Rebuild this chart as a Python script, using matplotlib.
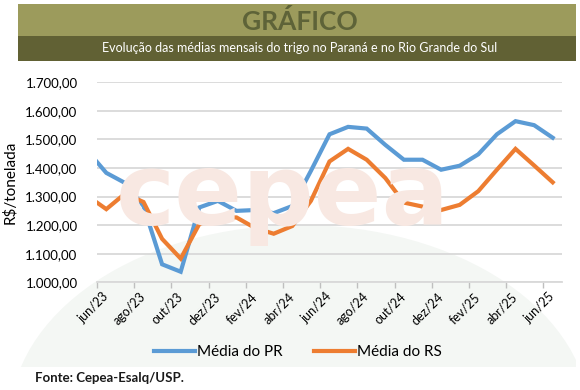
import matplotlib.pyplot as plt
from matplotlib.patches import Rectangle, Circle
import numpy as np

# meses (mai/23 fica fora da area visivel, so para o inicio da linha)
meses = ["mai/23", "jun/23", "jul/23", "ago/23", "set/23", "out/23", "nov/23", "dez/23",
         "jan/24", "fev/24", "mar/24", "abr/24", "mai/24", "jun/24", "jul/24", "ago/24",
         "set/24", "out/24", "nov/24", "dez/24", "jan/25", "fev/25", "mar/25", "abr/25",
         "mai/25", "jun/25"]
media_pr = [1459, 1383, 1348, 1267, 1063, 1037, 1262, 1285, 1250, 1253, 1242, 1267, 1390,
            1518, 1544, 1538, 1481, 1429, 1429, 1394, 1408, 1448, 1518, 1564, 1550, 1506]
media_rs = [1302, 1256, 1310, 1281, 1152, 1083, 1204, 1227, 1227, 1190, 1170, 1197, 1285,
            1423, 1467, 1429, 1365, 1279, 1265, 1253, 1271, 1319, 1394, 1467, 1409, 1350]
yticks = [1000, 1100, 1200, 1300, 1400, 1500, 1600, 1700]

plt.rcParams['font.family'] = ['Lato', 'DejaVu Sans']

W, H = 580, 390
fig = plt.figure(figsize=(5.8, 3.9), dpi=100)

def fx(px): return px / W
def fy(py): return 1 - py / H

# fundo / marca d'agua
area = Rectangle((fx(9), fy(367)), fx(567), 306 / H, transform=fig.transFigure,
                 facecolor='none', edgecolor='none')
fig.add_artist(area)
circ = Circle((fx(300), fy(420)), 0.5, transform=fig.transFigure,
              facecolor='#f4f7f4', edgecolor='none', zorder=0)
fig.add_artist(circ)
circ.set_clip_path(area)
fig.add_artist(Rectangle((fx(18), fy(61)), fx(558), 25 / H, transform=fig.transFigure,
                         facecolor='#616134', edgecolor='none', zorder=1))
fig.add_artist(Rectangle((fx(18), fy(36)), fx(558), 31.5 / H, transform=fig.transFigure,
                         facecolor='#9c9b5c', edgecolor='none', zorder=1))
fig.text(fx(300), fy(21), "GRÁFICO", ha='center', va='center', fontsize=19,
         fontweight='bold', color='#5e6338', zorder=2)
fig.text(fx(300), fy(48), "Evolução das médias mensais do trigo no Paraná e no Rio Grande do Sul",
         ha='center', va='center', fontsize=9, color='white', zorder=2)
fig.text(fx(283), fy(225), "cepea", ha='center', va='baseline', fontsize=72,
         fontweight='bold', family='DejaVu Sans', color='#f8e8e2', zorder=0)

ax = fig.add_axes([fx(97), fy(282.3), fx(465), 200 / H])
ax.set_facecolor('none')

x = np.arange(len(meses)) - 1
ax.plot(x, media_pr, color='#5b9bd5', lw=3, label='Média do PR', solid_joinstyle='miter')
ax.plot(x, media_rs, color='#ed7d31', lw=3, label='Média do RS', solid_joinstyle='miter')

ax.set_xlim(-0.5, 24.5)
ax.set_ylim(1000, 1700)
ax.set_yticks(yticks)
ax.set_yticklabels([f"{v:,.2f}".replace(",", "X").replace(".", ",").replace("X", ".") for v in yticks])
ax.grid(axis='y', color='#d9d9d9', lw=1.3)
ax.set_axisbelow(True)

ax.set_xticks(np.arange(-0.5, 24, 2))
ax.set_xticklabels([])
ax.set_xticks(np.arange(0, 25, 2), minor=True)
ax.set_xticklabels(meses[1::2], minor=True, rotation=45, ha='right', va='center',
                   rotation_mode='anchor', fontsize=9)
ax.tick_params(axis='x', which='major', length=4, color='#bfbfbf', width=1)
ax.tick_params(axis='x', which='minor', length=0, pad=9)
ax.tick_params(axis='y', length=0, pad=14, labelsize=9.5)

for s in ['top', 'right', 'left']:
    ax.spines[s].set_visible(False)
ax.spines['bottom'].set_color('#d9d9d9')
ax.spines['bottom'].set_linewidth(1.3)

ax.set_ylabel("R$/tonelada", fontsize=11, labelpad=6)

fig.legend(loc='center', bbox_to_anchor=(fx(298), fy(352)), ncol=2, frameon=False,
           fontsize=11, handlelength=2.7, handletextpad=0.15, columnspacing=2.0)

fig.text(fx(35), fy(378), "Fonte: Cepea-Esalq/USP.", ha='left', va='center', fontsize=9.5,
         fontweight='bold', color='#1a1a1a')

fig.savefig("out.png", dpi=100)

WHAT THE EXERCISE ASKS. Repeat exactly and only the lines from the start of the data above through the line that holds "import numpy as np", inclusive. Pictures do not belong in the copy.

RESULT OF THIS EXERCISE.
Rebuild this chart as a Python script, using matplotlib.
import matplotlib.pyplot as plt
from matplotlib.patches import Rectangle, Circle
import numpy as np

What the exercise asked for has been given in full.